Code for “Bridging Subword Gaps in Pretrain-Finetune Paradigm for Natural Language Generation” (ACL2021)

Primary LanguagePython

Code for "Bridging Subword Gaps in Pretrain-Finetune Paradigm for Natural Language Generation" (ACL 2021)

Description for directories

  • poattention (modified from Fairseq): Training the Position-Aware Embedding Generator for seq2seq models.
  • use_poattention (modified from Fairseq): Generating embeddings for unseen tokens as well as fine-tuning the seq2seq model with a vocabulary for downstream data under the downstream task.
  • bert_poattention (modified from Transformers): Training the Position-Aware Embedding Generator for bert-like models.
  • bert_use_poattention (modified from Fairseq): Generating embeddings for unseen tokens, converting parameters of bert-like model to seq2seq one, as well as fine-tuning the seq2seq model with a newly generated vocabulary under the downstream task.

How to run

For seq2seq pretrained model

poattention

  1. Preprocess upstream and downstream data (refer to Fairseq for details). Binarized data and vocabularies will be stored in data-bin

  2. Move the seq2seq pretrained model (generated by Fairseq) to ./checkpoints and rename it as checkpoint_last.pt.

    cp path_to_pretrained_model ./checkpoints/checkpoint_last.pt

  3. Train the embedding generator

    pip install .; bash train.sh

  4. Stop training when model tends to coverage.

use_poattention

  1. Preprocess upstream and downstream data (refer to Fairseq for details). Binarized data and vocabularies will be stored in data-bin

  2. Get the mapping between upstream and downstream vocabulary.

    python get_map_index.py

    Note: please change the data name in get_map_index.py

  3. Move the well-trained embedding genearator checkpoint (generated by poattention) to ./checkpoints and rename it as checkpoint_last.pt.

    cp path_to_embedding_generator ./checkpoints/checkpoint_last.pt

  4. Generate unseen tokens and finetune the downstream model with downstream vocabulary.

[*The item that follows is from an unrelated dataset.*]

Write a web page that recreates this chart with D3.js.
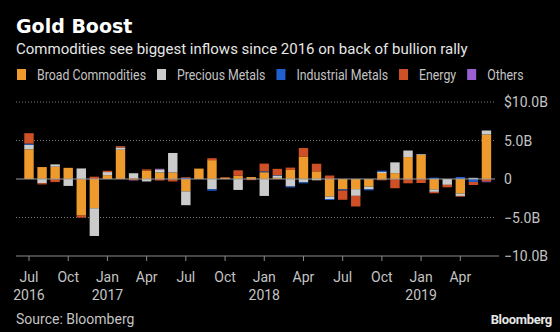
<!DOCTYPE html>
<html>
<head>
<meta charset="utf-8">
<script src="https://cdn.jsdelivr.net/npm/d3@7"></script>
<style>
  html, body { margin: 0; padding: 0; background: #000; }
  svg { display: block; }
  text { font-family: Roboto, "Noto Sans", sans-serif; }
</style>
</head>
<body>
<svg id="chart" width="560" height="332"></svg>
<script>
// monthly flows, $B
var months = ["2016-07","2016-08","2016-09","2016-10","2016-11","2016-12",
              "2017-01","2017-02","2017-03","2017-04","2017-05","2017-06",
              "2017-07","2017-08","2017-09","2017-10","2017-11","2017-12",
              "2018-01","2018-02","2018-03","2018-04","2018-05","2018-06",
              "2018-07","2018-08","2018-09","2018-10","2018-11","2018-12",
              "2019-01","2019-02","2019-03","2019-04","2019-05","2019-06"];
var broad      = [3.85, 1.55, 1.6, 1.45, -4.75, -3.8, 0.5, 3.8, 0.1, 1.1, 0.85, 0.85,
                  -1.6, 1.35, 2.45, 0.15, 0.43, 0.25, 0.88, 0.15, 1.18, 2.93, 1.0, -2.28,
                  -1.35, -1.32, -1.0, 0.78, 0.76, 2.85, 3.12, -1.35, 0, -1.9, 0, 5.78];
var precious   = [0.6, -0.55, 0.3, -0.9, 1.37, -3.6, 0.4, 0.3, 0.65, -0.32, 0.4, 2.53,
                  -1.8, 0, -1.32, 0, -1.42, 0, -2.2, 0.3, -0.97, -0.43, -0.17, -0.32,
                  0, -0.87, -0.35, 0.15, 1.4, 0.85, 0.1, -0.32, -0.76, -0.3, 0.15, 0.52];
var industrial = [0.15, 0, 0, 0, 0, 0, 0, 0, 0, 0, 0, 0,
                  0.15, 0, -0.2, 0, 0, 0, 0.12, 0.05, -0.13, -0.13, 0, -0.13,
                  -0.15, 0, -0.12, 0.15, 0, 0, 0, 0.17, 0, 0.26, -0.38, 0];
var energy     = [1.35, -0.15, -0.4, 0, -0.26, 0.3, 0.17, 0.17, -0.15, 0.15, -0.2, -0.32,
                  0.1, 0, 0.25, 0.1, 0.7, -0.15, 1.0, 0.82, 0.3, 1.09, 0.98, 0.45,
                  -1.2, -1.38, 0, -0.17, -1.2, -0.56, -0.52, -0.18, -0.32, -0.1, -0.4, -0.32];
var others     = [0, 0, 0, 0, 0, 0, 0, 0, -0.05, 0, 0.08, 0,
                  0, 0, 0, 0, 0, 0, 0, 0, 0, 0, 0, 0,
                  0, 0, 0, 0, 0, 0, 0, 0, 0, 0, 0, -0.1];
var seriesNames = ["Broad Commodities", "Precious Metals", "Industrial Metals", "Energy", "Others"];
var seriesColors = ["#ee9a2c", "#cbcbcb", "#1f5fd0", "#cf5026", "#9b5fd1"];
var yTicks = [10, 5, 0, -5, -10];

var svg = d3.select("#chart");
var parseMonth = d3.timeParse("%Y-%m");

var rows = months.map(function(m, i) {
  var r = {month: m};
  r[seriesNames[0]] = broad[i];
  r[seriesNames[1]] = precious[i];
  r[seriesNames[2]] = industrial[i];
  r[seriesNames[3]] = energy[i];
  r[seriesNames[4]] = others[i];
  return r;
});

var stack = d3.stack().keys(seriesNames).offset(d3.stackOffsetDiverging);
var layers = stack(rows);

var n = months.length;
var step = 13.07;
var x = d3.scaleBand()
  .domain(months)
  .range([29 - step / 2, 29 + step * (n - 0.5)])
  .paddingInner(0.28)
  .paddingOuter(0.14);

var y = d3.scaleLinear().domain([-10, 10]).range([256, 102]);

var color = d3.scaleOrdinal().domain(seriesNames).range(seriesColors);

// title block
svg.append("text")
  .attr("x", 16).attr("y", 33)
  .attr("fill", "#fff")
  .style("font-family", "'DejaVu Sans', sans-serif")
  .style("font-weight", "bold")
  .style("font-size", "19px")
  .text("Gold Boost");

svg.append("text")
  .attr("x", 16).attr("y", 54)
  .attr("fill", "#e6e6e6")
  .style("font-size", "15px")
  .text("Commodities see biggest inflows since 2016 on back of bullion rally");

// legend (bloomberg font is a bit narrower, squeeze the labels)
var lx = 17;
seriesNames.forEach(function(name, i) {
  var g = svg.append("g");
  g.append("rect")
    .attr("x", lx).attr("y", 69)
    .attr("width", 9).attr("height", 11)
    .attr("fill", seriesColors[i]);
  var t = g.append("text")
    .attr("x", lx + 20).attr("y", 80)
    .attr("fill", "#c4c4c4")
    .style("font-size", "14px")
    .text(name);
  var w = t.node().getComputedTextLength() * 0.88;
  t.attr("textLength", w).attr("lengthAdjust", "spacingAndGlyphs");
  lx = lx + 20 + w + 11;
});

// grid
svg.append("g").selectAll("line")
  .data(yTicks.filter(function(d) { return d !== 0 && d !== -10; }))
  .join("line")
  .attr("x1", 16).attr("x2", 495)
  .attr("y1", function(d) { return y(d); })
  .attr("y2", function(d) { return y(d); })
  .attr("stroke", "#7a7a7a")
  .attr("stroke-width", 1)
  .attr("stroke-dasharray", "1,2");

// bars
svg.append("g").selectAll("g")
  .data(layers)
  .join("g")
  .attr("fill", function(d) { return color(d.key); })
  .selectAll("rect")
  .data(function(d) { return d; })
  .join("rect")
  .attr("x", function(d) { return x(d.data.month); })
  .attr("width", x.bandwidth())
  .attr("y", function(d) { return y(Math.max(d[0], d[1])); })
  .attr("height", function(d) { return Math.abs(y(d[0]) - y(d[1])); });

// zero line
svg.append("line")
  .attr("x1", 16).attr("x2", 495)
  .attr("y1", y(0)).attr("y2", y(0))
  .attr("stroke", "#9a9a9a")
  .attr("stroke-width", 1);

// y labels on the right
svg.append("g").selectAll("text")
  .data(yTicks)
  .join("text")
  .attr("x", 504)
  .attr("y", function(d) { return y(d) + 5; })
  .attr("fill", "#c4c4c4")
  .style("font-size", "14px")
  .text(function(d) {
    if (d === 0) return "0";
    return (d === 10 ? "$" : "") + d3.format(".1f")(d) + "B";
  });

// x axis
var tickMonths = months.filter(function(m, i) { return i % 3 === 0; });
var xAxis = d3.axisBottom(x)
  .tickValues(tickMonths)
  .tickSize(5)
  .tickFormat(function(m) { return d3.timeFormat("%b")(parseMonth(m)); });

var axisG = svg.append("g")
  .attr("transform", "translate(0," + y(-10) + ")")
  .call(xAxis);
axisG.select(".domain").remove();
axisG.selectAll(".tick line").attr("stroke", "#8a8a8a");
axisG.selectAll(".tick text")
  .attr("y", 16)
  .attr("fill", "#c4c4c4")
  .style("font-size", "14px")
  .style("font-family", "Roboto, sans-serif");
axisG.append("line")
  .attr("x1", 16).attr("x2", 499)
  .attr("stroke", "#8a8a8a");

// year labels under first tick and each January
var yearMonths = tickMonths.filter(function(m, i) { return i === 0 || m.slice(5) === "01"; });
svg.append("g").selectAll("text")
  .data(yearMonths)
  .join("text")
  .attr("x", function(m) { return x(m) + x.bandwidth() / 2; })
  .attr("y", 300)
  .attr("text-anchor", "middle")
  .attr("fill", "#c4c4c4")
  .style("font-size", "14px")
  .text(function(m) { return m.slice(0, 4); });

// footer
svg.append("text")
  .attr("x", 16).attr("y", 324)
  .attr("fill", "#c4c4c4")
  .style("font-size", "14px")
  .text("Source: Bloomberg");

svg.append("text")
  .attr("x", 552).attr("y", 324)
  .attr("text-anchor", "end")
  .attr("fill", "#e6e6e6")
  .style("font-weight", "bold")
  .style("font-size", "13px")
  .style("letter-spacing", "-0.3px")
  .text("Bloomberg");
</script>
</body>
</html>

    pip install .; bash train.sh

For bert-like pretrained model

bert_poattention

  1. Prepare the upstream data (plain text) at ./examples/language-modeling/data.

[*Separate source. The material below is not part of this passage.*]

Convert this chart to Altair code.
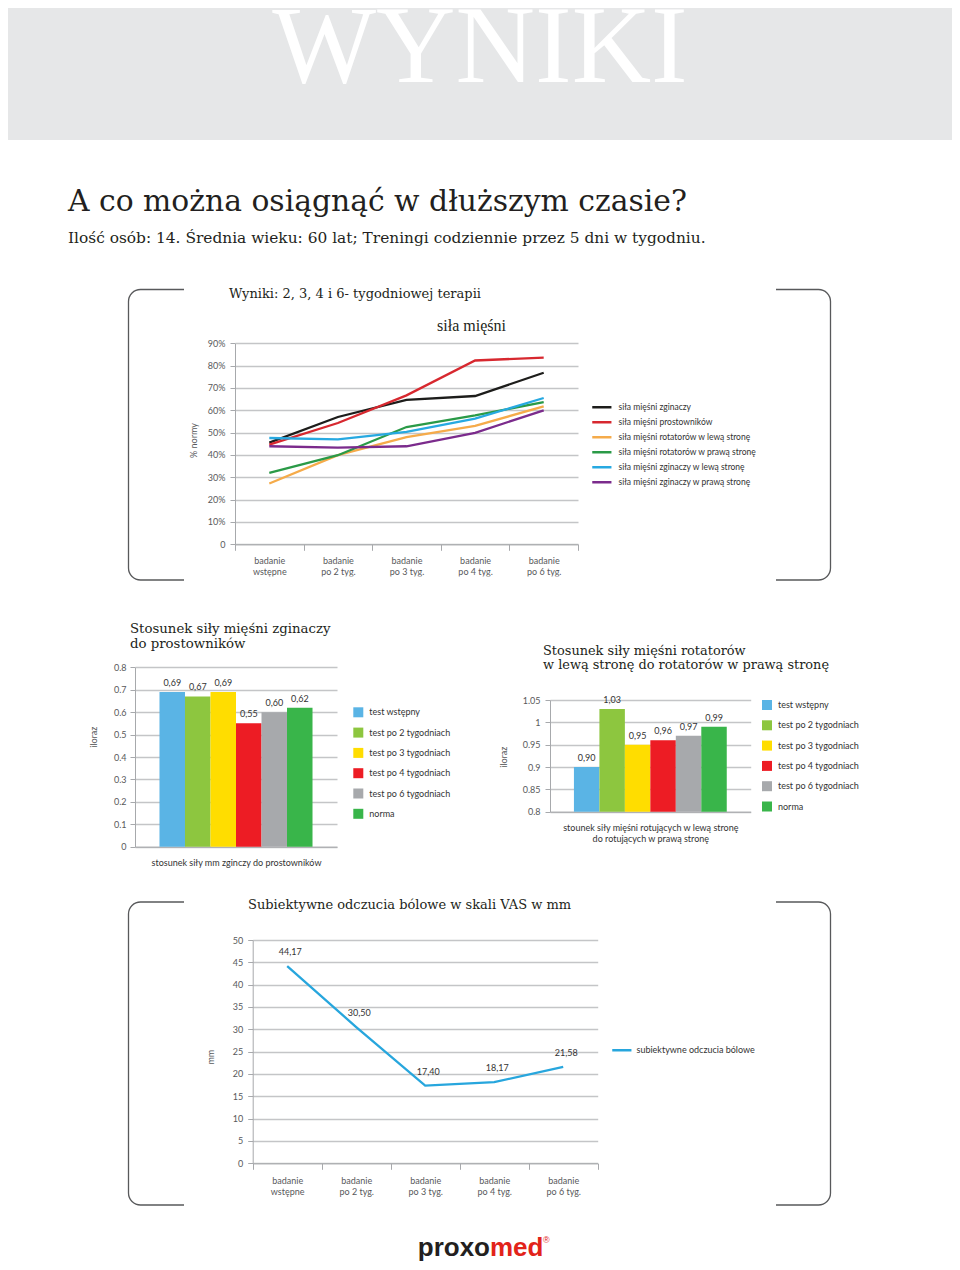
import altair as alt
import pandas as pd

M = 8
W, H = 944, 1254


def px(x):
    return x - M


def py(y):
    return y - M


# ---------------- data ----------------
stages = ["badanie wstępne", "badanie po 2 tyg.", "badanie po 3 tyg.",
          "badanie po 4 tyg.", "badanie po 6 tyg."]
series_names = ["siła mięśni zginaczy", "siła mięśni prostowników",
                "siła mięśni rotatorów w lewą stronę", "siła mięśni rotatorów w prawą stronę",
                "siła mięśni zginaczy w lewą stronę", "siła mięśni zginaczy w prawą stronę"]
zginaczy = [45.5, 57.0, 64.7, 66.4, 76.8]
prostownikow = [44.6, 54.3, 66.7, 82.3, 83.6]
rotatorow_lewa = [27.2, 39.9, 48.0, 53.0, 61.8]
rotatorow_prawa = [32.0, 39.9, 52.5, 57.7, 63.7]
zginaczy_lewa = [47.6, 47.0, 50.3, 56.3, 65.5]
zginaczy_prawa = [43.9, 43.3, 43.9, 49.9, 60.0]
series_colors = ["#1d1d1b", "#d7282f", "#f5ab4a", "#2a9a47", "#27a9e1", "#7b2b8c"]
pct_ticks = [0, 10, 20, 30, 40, 50, 60, 70, 80, 90]

tests = ["test wstępny", "test po 2 tygodniach", "test po 3 tygodniach",
         "test po 4 tygodniach", "test po 6 tygodniach", "norma"]
test_colors = ["#5ab4e5", "#8dc63f", "#ffdd00", "#ed1c24", "#a7a9ac", "#39b54a"]
ratio_flex_ext = [0.69, 0.67, 0.69, 0.55, 0.60, 0.62]
ratio_rot = [0.90, 1.03, 0.95, 0.96, 0.97, 0.99]
ticks_flex = [0, 0.1, 0.2, 0.3, 0.4, 0.5, 0.6, 0.7, 0.8]
ticks_rot = [0.8, 0.85, 0.9, 0.95, 1, 1.05]

vas = [44.17, 30.50, 17.40, 18.17, 21.58]
vas_name = ["subiektywne odczucia bólowe"]
vas_ticks = [0, 5, 10, 15, 20, 25, 30, 35, 40, 45, 50]

SANS = "Lato"
SERIF = "Liberation Serif"
SLAB = "DejaVu Serif"
AX = "#a7a9ac"
GRID = "#c4c5c7"
LAB = "#58595b"
TXT = "#231f20"
LINE_SYMBOL = "M-1.2,0L1.2,0"


def comma(v):
    return f"{v:.2f}".replace(".", ",")


one = alt.Data(values=[{"k": 1}])


def text(txt, x, y, size, font=SLAB, color=TXT, align="left", baseline="middle",
         weight="normal", lineHeight=None):
    kw = dict(text=txt, font=font, fontSize=size, color=color, align=align,
              baseline=baseline, fontWeight=weight)
    if lineHeight is not None:
        kw["lineHeight"] = lineHeight
    return alt.Chart(one).mark_text(**kw).encode(x=alt.value(px(x)), y=alt.value(py(y)))


def rect(x0, y0, x1, y1, color):
    return alt.Chart(one).mark_rect(color=color).encode(
        x=alt.value(px(x0)), x2=alt.value(px(x1)), y=alt.value(py(y0)), y2=alt.value(py(y1)))


def frame(x0, y0, x1, y1):
    return alt.Chart(one).mark_rect(fillOpacity=0, stroke="#58595b", strokeWidth=1.3,
                                    cornerRadius=12).encode(
        x=alt.value(px(x0)), x2=alt.value(px(x1)), y=alt.value(py(y0)), y2=alt.value(py(y1)))


# ---------------- decorations ----------------
deco = [
    rect(0, 0, 960, 140, "#e6e7e8"),
    text("WYNIKI", 480, 82, 110, font=SERIF, color="white", align="center",
         baseline="alphabetic"),
    text("A co można osiągnąć w dłuższym czasie?", 68, 210.7, 29.8, baseline="alphabetic"),
    text("Ilość osób: 14. Średnia wieku: 60 lat; Treningi codziennie przez 5 dni w tygodniu.",
         68, 243.3, 15.4, baseline="alphabetic"),
    frame(128.5, 289.5, 830.5, 580),
    rect(184, 286, 776, 293, "white"),
    rect(184, 576.5, 776, 583.5, "white"),
    frame(128.5, 902, 830.5, 1205),
    rect(184, 898.5, 776, 905.5, "white"),
    rect(184, 1201.5, 776, 1208.5, "white"),
    text("Wyniki: 2, 3, 4 i 6- tygodniowej terapii", 229, 294, 13.0),
    text("siła mięśni", 471.5, 326, 16, font=SERIF, align="center"),
    text(["Stosunek siły mięśni zginaczy", "do prostowników"], 130, 629, 13.3, lineHeight=15),
    text(["Stosunek siły mięśni rotatorów", "w lewą stronę do rotatorów w prawą stronę"],
         543, 650.5, 12.9, lineHeight=14.5),
    text("Subiektywne odczucia bólowe w skali VAS w mm", 248, 905, 13.0),
    text("proxo", 490, 1255.5, 26, font="Liberation Sans", color=TXT, align="right",
         baseline="alphabetic", weight="bold"),
    text("med", 490, 1255.5, 26, font="Liberation Sans", color="#e2231a", align="left",
         baseline="alphabetic", weight="bold"),
    text("®", 543, 1240, 9, font="Liberation Sans", color="#e2231a", align="left"),
]

# ---------------- chart 1: lines ----------------
rows = []
for name, vals in zip(series_names, [zginaczy, prostownikow, rotatorow_lewa, rotatorow_prawa,
                                     zginaczy_lewa, zginaczy_prawa]):
    for s, v in zip(stages, vals):
        rows.append({"etap": s, "seria": name, "v": v})
df1 = pd.DataFrame(rows)

two_lines = "[slice(datum.label,0,7), slice(datum.label,8)]"

chart1 = alt.Chart(df1).mark_line(strokeWidth=2.3).encode(
    x=alt.X("etap:N", sort=stages,
            scale=alt.Scale(type="band", domain=stages, range=[px(235), px(578)],
                            paddingInner=0, paddingOuter=0),
            axis=alt.Axis(orient="bottom", offset=py(544.3) - H, title=None, tickBand="extent",
                          labelExpr=two_lines, labelAngle=0, labelLineHeight=11, tickSize=6,
                          labelPadding=6, grid=False)),
    y=alt.Y("v:Q",
            scale=alt.Scale(domain=[0, 90], range=[py(544.3), py(343.3)], zero=False, nice=False),
            axis=alt.Axis(orient="left", offset=-px(235), values=pct_ticks,
                          labelExpr="datum.value == 0 ? '0' : datum.value + '%'",
                          grid=True, tickSize=5, labelPadding=5,
                          title="% normy", titleX=193 - 235, titleY=py(440), titleAngle=270,
                          titleAlign="center", titleBaseline="middle")),
    color=alt.Color("seria:N", sort=series_names,
                    scale=alt.Scale(domain=series_names, range=series_colors),
                    legend=alt.Legend(orient="none", legendX=px(592) + 0.35,
                                      legendY=py(407) - 9.25,
                                      title=None, symbolType=LINE_SYMBOL, symbolSize=256,
                                      symbolStrokeWidth=2.5, labelFontSize=8.5, labelFont=SANS,
                                      labelColor="#333333", labelOffset=7.15, rowPadding=0,
                                      padding=0, labelLimit=400)),
)

# ---------------- chart 2 / 3: bars ----------------


def bar_chart(values, y_dom, y_ticks, y_rng, x_rng, outer, ytitle_xy, xtitle, leg_xy, label_expr,
              tick_size, label_pad):
    df = pd.DataFrame({"test": tests, "v": values, "lab": [comma(v) for v in values]})
    ax_x = px(x_rng[0])
    xenc = alt.X("test:N", sort=tests,
                 scale=alt.Scale(type="band", domain=tests, range=[px(x_rng[0]), px(x_rng[1])],
                                 paddingInner=0, paddingOuter=outer),
                 axis=alt.Axis(orient="bottom", offset=py(y_rng[0]) - H, labels=False, ticks=False,
                               grid=False, title=xtitle, titleFontSize=9, titleColor="#333333",
                               titleBaseline="top", titleY=11.5, titleLineHeight=11.3))
    yenc = alt.Y("v:Q",
                 scale=alt.Scale(domain=y_dom, range=[py(y_rng[0]), py(y_rng[1])], zero=False,
                                 nice=False),
                 axis=alt.Axis(orient="left", offset=-ax_x, values=y_ticks, labelExpr=label_expr,
                               grid=True, tickSize=tick_size, labelPadding=label_pad,
                               title="iloraz", titleX=ytitle_xy[0] - x_rng[0],
                               titleY=py(ytitle_xy[1]), titleAngle=270, titleAlign="center",
                               titleBaseline="middle"))
    base = alt.Chart(df).encode(x=xenc)
    bars = base.mark_bar().encode(
        y=yenc,
        y2=alt.datum(y_dom[0]),
        color=alt.Color("test:N", sort=tests, scale=alt.Scale(domain=tests, range=test_colors),
                        legend=alt.Legend(orient="none", legendX=px(leg_xy[0]),
                                          legendY=py(leg_xy[1]), title=None, symbolType="square",
                                          symbolSize=100, symbolStrokeWidth=0, labelFontSize=9,
                                          labelFont=SANS, labelColor="#333333", labelOffset=6,
                                          rowPadding=10.3, padding=0, labelLimit=400)),
    )
    labels = base.mark_text(baseline="bottom", dy=-4, fontSize=9, font=SANS,
                            color="#333333").encode(y="v:Q", text="lab:N")
    return alt.layer(bars, labels)


chart2 = bar_chart(ratio_flex_ext, [0, 0.8], ticks_flex, (846.7, 667.3), (135, 337), 0.96,
                   (93.3, 736.7), "stosunek siły mm zginczy do prostowników", (353.3, 707.3),
                   "datum.value == 0 ? '0' : format(datum.value, '.1f')", 5, 4)
chart3 = bar_chart(ratio_rot, [0.8, 1.05], ticks_rot, (811.7, 700), (550, 750.7), 0.94,
                   (503.3, 756.7),
                   ["stounek siły mięśni rotujących w lewą stronę", "do rotujących w prawą stronę"],
                   (762, 700), "'' + datum.value", 5, 5)

# ---------------- chart 4: VAS ----------------
df4 = pd.DataFrame({"etap": stages, "v": vas, "seria": vas_name * len(stages),
                    "lab": [comma(v) for v in vas]})
base4 = alt.Chart(df4).encode(
    x=alt.X("etap:N", sort=stages,
            scale=alt.Scale(type="band", domain=stages, range=[px(252.7), px(597.7)],
                            paddingInner=0, paddingOuter=0),
            axis=alt.Axis(orient="bottom", offset=py(1163.3) - H, title=None, tickBand="extent",
                          labelExpr=two_lines, labelAngle=0, labelLineHeight=11, tickSize=6,
                          labelPadding=7, grid=False)),
    y=alt.Y("v:Q",
            scale=alt.Scale(domain=[0, 50], range=[py(1163.3), py(940)], zero=False, nice=False),
            axis=alt.Axis(orient="left", offset=-px(252.7), values=vas_ticks, grid=True,
                          tickSize=5, labelPadding=5, title="mm", titleX=210.7 - 252.7,
                          titleY=py(1056.7), titleAngle=270, titleAlign="center",
                          titleBaseline="middle")),
)
line4 = base4.mark_line(strokeWidth=2.3).encode(
    color=alt.Color("seria:N", scale=alt.Scale(domain=vas_name, range=["#27a6dd"]),
                    legend=alt.Legend(orient="none", legendX=px(612) + 0.35,
                                      legendY=py(1050) - 9.25, title=None,
                                      symbolType=LINE_SYMBOL, symbolSize=256,
                                      symbolStrokeWidth=2.5, labelFontSize=9,
                                      labelFont=SANS, labelColor="#333333", labelOffset=5.15,
                                      padding=0, labelLimit=400)))
text4 = base4.mark_text(baseline="bottom", dy=-9, dx=3, fontSize=9, font=SANS,
                        color="#333333").encode(text="lab:N")
chart4 = alt.layer(line4, text4)

chart = alt.layer(*deco, chart1, chart2, chart3, chart4).resolve_scale(
    x="independent", y="independent", color="independent"
).resolve_axis(x="independent", y="independent").resolve_legend(color="independent").properties(
    width=W, height=H, autosize=alt.AutoSizeParams(type="none"), padding=0,
    background="white"
).configure_view(stroke=None).configure_axis(
    labelFont=SANS, labelFontSize=9, labelColor=LAB, domainColor=AX, tickColor=AX,
    gridColor=GRID, gridWidth=1.3, titleFont=SANS, titleFontSize=9, titleFontWeight="normal",
    titleColor=LAB, domainWidth=1, tickWidth=1
)

chart.save("out.html", embed_options={"renderer": "svg", "actions": False})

  2. Train the embedding generator

    pip install .

    cd ./examples/language-modeling

    bash train_mlm.sh

bert_use_poattention

  1. Preprocess upstream and downstream data (refer to Fairseq for details). Binarized data and vocabularies will be stored in data-bin.

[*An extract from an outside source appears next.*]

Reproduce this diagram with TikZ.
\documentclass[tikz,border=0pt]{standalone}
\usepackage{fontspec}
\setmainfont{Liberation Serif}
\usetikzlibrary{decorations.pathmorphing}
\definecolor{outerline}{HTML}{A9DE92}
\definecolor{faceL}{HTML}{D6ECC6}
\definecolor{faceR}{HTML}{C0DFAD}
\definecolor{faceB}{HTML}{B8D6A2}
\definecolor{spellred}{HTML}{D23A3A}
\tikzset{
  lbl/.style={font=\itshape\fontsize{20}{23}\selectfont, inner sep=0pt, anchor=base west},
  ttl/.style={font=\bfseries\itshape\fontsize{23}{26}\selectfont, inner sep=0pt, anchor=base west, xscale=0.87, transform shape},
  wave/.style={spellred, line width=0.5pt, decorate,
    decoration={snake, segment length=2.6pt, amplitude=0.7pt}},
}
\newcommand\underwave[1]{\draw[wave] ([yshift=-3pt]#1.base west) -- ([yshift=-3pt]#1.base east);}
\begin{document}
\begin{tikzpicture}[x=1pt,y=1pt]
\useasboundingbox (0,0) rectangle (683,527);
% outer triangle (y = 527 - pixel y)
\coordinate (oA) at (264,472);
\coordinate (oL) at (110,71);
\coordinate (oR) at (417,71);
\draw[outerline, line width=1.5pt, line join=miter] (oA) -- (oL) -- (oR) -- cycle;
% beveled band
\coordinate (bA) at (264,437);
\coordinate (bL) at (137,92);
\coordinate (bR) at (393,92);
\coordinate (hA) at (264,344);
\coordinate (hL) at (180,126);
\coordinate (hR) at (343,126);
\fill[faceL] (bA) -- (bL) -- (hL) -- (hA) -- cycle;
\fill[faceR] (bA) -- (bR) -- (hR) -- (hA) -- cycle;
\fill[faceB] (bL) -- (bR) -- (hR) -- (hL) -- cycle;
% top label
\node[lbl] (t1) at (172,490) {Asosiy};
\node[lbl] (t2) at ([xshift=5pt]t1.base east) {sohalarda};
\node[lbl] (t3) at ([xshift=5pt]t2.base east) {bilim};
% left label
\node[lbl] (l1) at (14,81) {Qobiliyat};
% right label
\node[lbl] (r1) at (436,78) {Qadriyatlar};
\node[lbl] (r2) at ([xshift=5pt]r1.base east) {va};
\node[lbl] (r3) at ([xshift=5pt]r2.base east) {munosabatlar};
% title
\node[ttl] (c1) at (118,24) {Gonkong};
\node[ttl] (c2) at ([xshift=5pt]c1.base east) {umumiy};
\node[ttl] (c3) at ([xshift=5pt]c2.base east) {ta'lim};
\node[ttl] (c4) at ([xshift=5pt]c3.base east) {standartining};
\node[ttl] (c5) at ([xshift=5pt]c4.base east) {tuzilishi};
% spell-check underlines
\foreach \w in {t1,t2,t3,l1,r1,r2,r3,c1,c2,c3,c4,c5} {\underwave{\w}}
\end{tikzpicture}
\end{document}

    Note: Sentences should be cutted by WordPiece, I suggest the bert-vocab-builder for building the vocabulary of downstream data.

  2. Get the mapping between upstream and downstream vocabulary.

    python get_map_index.py

    Note: please change the data name in get_map_index.py

  3. Generate unseen tokens and finetune the downstream model with downstream vocabulary.

    pip install path_to_bert_poattention

    pip install .; bash train.sh